Witad Awards 2020: Exchange professional of the year—Lauren Dillard, Nasdaq

Women in Data and Technology

For 17 years, Lauren Dillard worked at the Carlyle Group. It was going to take a unique opportunity to pry her away. Sometimes change presents itself as a new challenge—maybe a new city or a whole different industry or job function. Sometimes it’s the opportunity to work alongside someone you greatly respect. Dillard was ready for a new challenge, but it was the chance to once again join forces with Adena Friedman that led her to join Nasdaq in the summer of 2019.

Dillard and Friedman worked together for three years at Carlyle. Friedman, who was CFO at Carlyle, left to rejoin Nasdaq in 2014, first as president and COO, and later taking over as CEO at the start of 2017. Seeing Friedman put her stamp on Nasdaq, Dillard was ready to explore new opportunities with her former coworker, and she joined the exchange as the executive vice president of global information services. 

“When [Friedman] came back to Nasdaq, what interested me was her strategic pivot. I fully believe in what she laid out as far as delivering transparency to markets everywhere, and the need for data and analytics across the investment community,” Dillard says. “I believe she’s the best CEO in the business.”

Dillard, the winner of the exchange professional of the year award, believed in that push toward data and analytics, because she saw the need for it while heading Carlyle’s investment solutions business.

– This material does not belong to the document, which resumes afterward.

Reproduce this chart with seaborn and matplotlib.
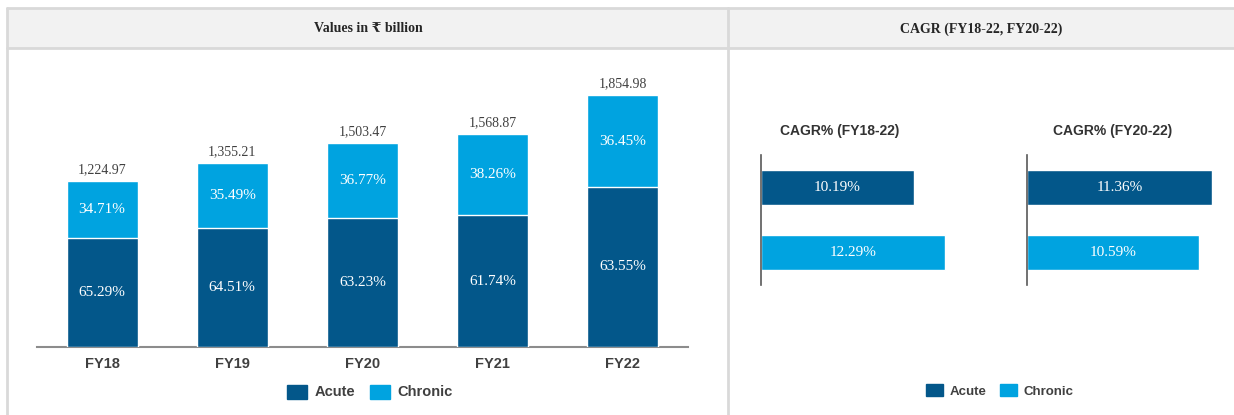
import matplotlib
matplotlib.use("Agg")
import matplotlib.pyplot as plt
import seaborn as sns
import pandas as pd
from matplotlib.patches import Rectangle, Patch
from matplotlib.lines import Line2D

# ---------------- data ----------------
years = ["FY18", "FY19", "FY20", "FY21", "FY22"]
totals = [1224.97, 1355.21, 1503.47, 1568.87, 1854.98]
acute_share = [65.29, 64.51, 63.23, 61.74, 63.55]
chronic_share = [34.71, 35.49, 36.77, 38.26, 36.45]

cagr_categories = ["Acute", "Chronic"]
cagr_18_22 = [10.19, 12.29]
cagr_20_22 = [11.36, 10.59]

panel_titles = ["Values in \u20b9 billion", "CAGR (FY18-22, FY20-22)"]
cagr_titles = ["CAGR% (FY18-22)", "CAGR% (FY20-22)"]

ACUTE = "#03578A"
CHRONIC = "#00A3E0"
TXT = "#404040"

W, H = 1234, 415
sns.set_theme(style="white")
plt.rcParams["font.family"] = ["Liberation Sans", "DejaVu Sans"]

fig = plt.figure(figsize=(W / 100, H / 100), dpi=100)
fig.patch.set_facecolor("white")


def px(x, y, w, h):
    return [x / W, 1 - (y + h) / H, w / W, h / H]


def fx(x):
    return x / W


def fy(y):
    return 1 - y / H


# ---------------- frame / header ----------------
border = "#d9d9d9"
fig.add_artist(Rectangle((fx(7), fy(48)), fx(1234 - 7), fy(8) - fy(48),
                         transform=fig.transFigure, facecolor="#f2f2f2",
                         edgecolor="none", zorder=0))
for yy in (8, 48):
    fig.add_artist(Line2D([fx(7), 1], [fy(yy), fy(yy)], transform=fig.transFigure,
                          color=border, lw=2))
for xx in (7, 728):
    fig.add_artist(Line2D([fx(xx), fx(xx)], [fy(8), 0], transform=fig.transFigure,
                          color=border, lw=2))

fig.text(fx(368), fy(29), panel_titles[0], ha="center", va="center",
         family=["Liberation Serif", "DejaVu Serif"], fontweight="bold",
         fontsize=10, color="#262626")
fig.text(fx(981), fy(29), panel_titles[1], ha="center", va="center",
         family=["Liberation Serif", "DejaVu Serif"], fontweight="bold",
         fontsize=10, color="#262626")

# ---------------- left: stacked bars ----------------
acute_vals = [t * a / 100 for t, a in zip(totals, acute_share)]
df = pd.DataFrame({"year": years, "total": totals, "acute": acute_vals})

ax = fig.add_axes(px(37, 60, 651, 287))
sns.barplot(data=df, x="year", y="total", color=CHRONIC, width=0.545,
            saturation=1, ax=ax, zorder=2)
sns.barplot(data=df, x="year", y="acute", color=ACUTE, width=0.545,
            saturation=1, ax=ax, edgecolor="white", linewidth=1, zorder=3)
ax.set_ylim(0, 287 / 0.1358)
ax.set_xlim(-0.5, 4.5)
ax.set_xlabel("")
ax.set_ylabel("")
ax.set_yticks([])
ax.set_facecolor("none")
for s in ("top", "right", "left"):
    ax.spines[s].set_visible(False)
ax.spines["bottom"].set_color("#8c8c8c")
ax.spines["bottom"].set_linewidth(1.5)
ax.tick_params(axis="x", length=0, pad=7, labelsize=10.5, labelcolor=TXT)
for lab in ax.get_xticklabels():
    lab.set_fontweight("bold")

serif = ["Liberation Serif", "DejaVu Serif"]
for i, (t, a, c, av) in enumerate(zip(totals, acute_share, chronic_share, acute_vals)):
    ax.text(i, t + 35, f"{t:,.2f}", ha="center", va="bottom", family=serif,
            fontsize=10, color=TXT)
    ax.text(i, av / 2, f"{a:.2f}%", ha="center", va="center", family=serif,
            fontsize=11, color="white")
    ax.text(i, av + (t - av) / 2, f"{c:.2f}%", ha="center", va="center",
            family=serif, fontsize=11, color="white")

fig.legend(handles=[Patch(color=ACUTE, label="Acute"), Patch(color=CHRONIC, label="Chronic")],
           loc="center", bbox_to_anchor=(fx(370), fy(392)), ncol=2, frameon=False,
           prop={"weight": "bold", "size": 10.5}, labelcolor=TXT,
           handlelength=1.4, handleheight=1.1, handletextpad=0.5, columnspacing=1.0)

# ---------------- right: CAGR bars ----------------
cagr_sets = [cagr_18_22, cagr_20_22]
ax_pos = [(760.5, 15.04), (1027, 16.28)]
title_x = [840, 1113]
for vals, (x0, scale), ttl, tx in zip(cagr_sets, ax_pos, cagr_titles, title_x):
    cdf = pd.DataFrame({"cat": cagr_categories, "val": vals})
    a2 = fig.add_axes(px(x0, 155, 200, 130))
    sns.barplot(data=cdf, y="cat", x="val", hue="cat",
                palette=[ACUTE, CHRONIC], width=0.55, saturation=1,
                legend=False, ax=a2, orient="h")
    a2.set_xlim(0, 200 / scale)
    a2.set_ylim(1.5, -0.5)
    a2.set_xticks([])
    a2.set_yticks([])
    a2.set_xlabel("")
    a2.set_ylabel("")
    a2.set_facecolor("none")
    for s in ("top", "right", "bottom"):
        a2.spines[s].set_visible(False)
    a2.spines["left"].set_color("#595959")
    a2.spines["left"].set_linewidth(1.2)
    for j, v in enumerate(vals):
        a2.text(v / 2, j, f"{v:.2f}%", ha="center", va="center", family=serif,
                fontsize=11, color="white")
    fig.text(fx(tx), fy(131), ttl, ha="center", va="center", fontweight="bold",
             fontsize=10, color="#333333")

fig.legend(handles=[Patch(color=ACUTE, label="Acute"), Patch(color=CHRONIC, label="Chronic")],
           loc="center", bbox_to_anchor=(fx(1000), fy(391)), ncol=2, frameon=False,
           prop={"weight": "bold", "size": 9.5}, labelcolor=TXT,
           handlelength=1.3, handleheight=1.0, handletextpad=0.5, columnspacing=1.0)

fig.savefig("out.png", dpi=100, facecolor="white")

“It all goes back to that North Star: How do we provide transparency, data, and analytics to serve the capital markets?” she says. “I’ve got this best-in-class team on some of the historic legacy businesses, and then it’s my job to help the business move into new asset classes and support areas.”

In June 2019, Nasdaq joined with Microsoft to provide real-time US equity market data to Main Street investors. Through Microsoft, the general public can now access real-time data from Nasdaq Last Sale to inform their research and financial literacy. Additionally, Dillard and her team launched Nasdaq Smart Options, a service that allows for easier access and more transparency to essential options market data, with savings of 80% over the cost of connecting to the full standard Options Price Reporting Authority (OPRA) data feed.

“I usually tell people that it’s all about learning and never saying no to an opportunity,” she says. “I had a very non-linear career; I’m a nerdy tax professional. But you don’t say no to new opportunities and constant learning, so you find what you can bring to the table.”